People that are not in the day to day of a machine learning project usually do not understand the effort of data preparation, consolidation, features engineering, etc. The view is a little bit simple: all data is there and available for our imagination, we just have to use it, let’s apply some models and let’s rock it!.

Then business is starving of realizing tests, experiments and work on new ways to obtain better results from data exploitation. This makes you to work on so many directions which makes the scope creep to arise.

If you have manage a software project, you know the next step of the lifecycle: frustration of business unit because IT does not deliver.

The root of scope creep is in fact: you are trying to do so many things (there are more roots of scope creep).

In data management, you have to define a “cost label” on every step of data treatment you do, so in this way when something is requested, you can breakdown the activities, estimate in a better way and communicate to business. Define clear work breakdowns and communicate and explain to business is key to make every body aware of the efforts required to do anything.

You probably are thinking: “this is easier to say than to do“. Then you will think: “the initial estimations will be probably crap, are you going to exposure yourself giving these ballpark estimations?“

This exercise sounds ridiculous, but it helps to define the total cost of data exploitation, and create a culture of “awareness” that will help everybody engaged on the deal. This will give the project manager the ability to open threads of investigation knowing that different cost have to be taken into account without falling on a trap of “doing so many things and losing the focus“.
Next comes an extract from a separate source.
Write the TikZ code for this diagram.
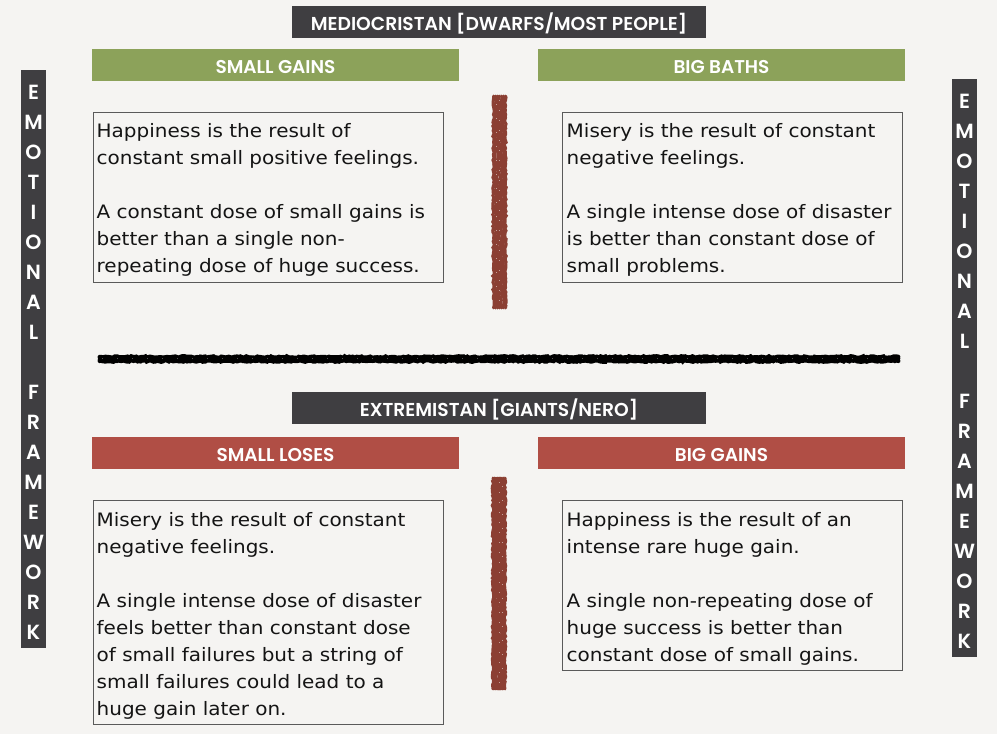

This is not new. On business intelligence projects we all have learnt do define the owner of data quality, the levels of quality that data has to have before to be accepted by the solution team and vice versa. Here the maturity of the organization in terms of use of practices and experience on data projects is key.

Other sources of scope creep:

A member of the team wants to model and experiment what s/he has in mind, more than what it has been explored and decided by the team. Here to avoid this, you have to stablish clear mechanisms of what is going to be done and document each one of the experiments: assumptions, approach and results.
Lack of communications between data team and applications team. Usually the machine learning results have to be shown on an application for users. When this happens, depending on the results obtained, what is shown and how it’s shown is underestimated. On this part of a project, where you have obtained some decent results and are willing to show to the world, you have to get the UX solution right. I have seen great machine learning results that are not “buy in” by an user because the representation do not engage the user. When defining a project where the results of machine learning are going to be used by end users, do not underestimate the work to be done here: engage the UX team early in the process and be sure they are on the same track. Do not accept: “We are used to handle these situations” comment, this mean they are underestimating things as: time response, complexity of screens to be shown, that they have to define different sets of screens that they never have built, etc.
Not having a clear list of priorities. This is common in all projects and on machine learning projects, the exploration threads have to be prioritized and limited in amount. It’s usual to have a backlog, that the size of this backlog should be balance with project goals and project definition.

Third benefit: you can determine if the use of machine learning makes sense or not

There are so many gold mines that are closed because the cost of exploitation is higher than the obtained gold. This can happen in a machine learning project, it’s not unusual.

There could be so many reasons:

Lack of readiness of the organization to work on a initiative like this. The maturity of the organization is key to be able to adapt to these type of projects.
Lack of data, or few data available: it can happen that the amount of available data is not enough to obtain decent results that gives you the authority to put this technology in production to make business decisions.
You are so matured that you already have a great solution in place. For instance, in manufacturing there are so many advances by the organizations to track and obtain benefits from data, to improve this with lower cost sometimes is not possible.

Final thoughts

Define KPIs and measure them is boring and tedious, but it is something that will help you in so many angles of the management of an initiative like this.

Don’t worry to fail on the initial definition, set something and adapt it to the reality you face.

Keep your innovative and venture mindset while you define some ground rules that will enable communications between peers and other stakeholders.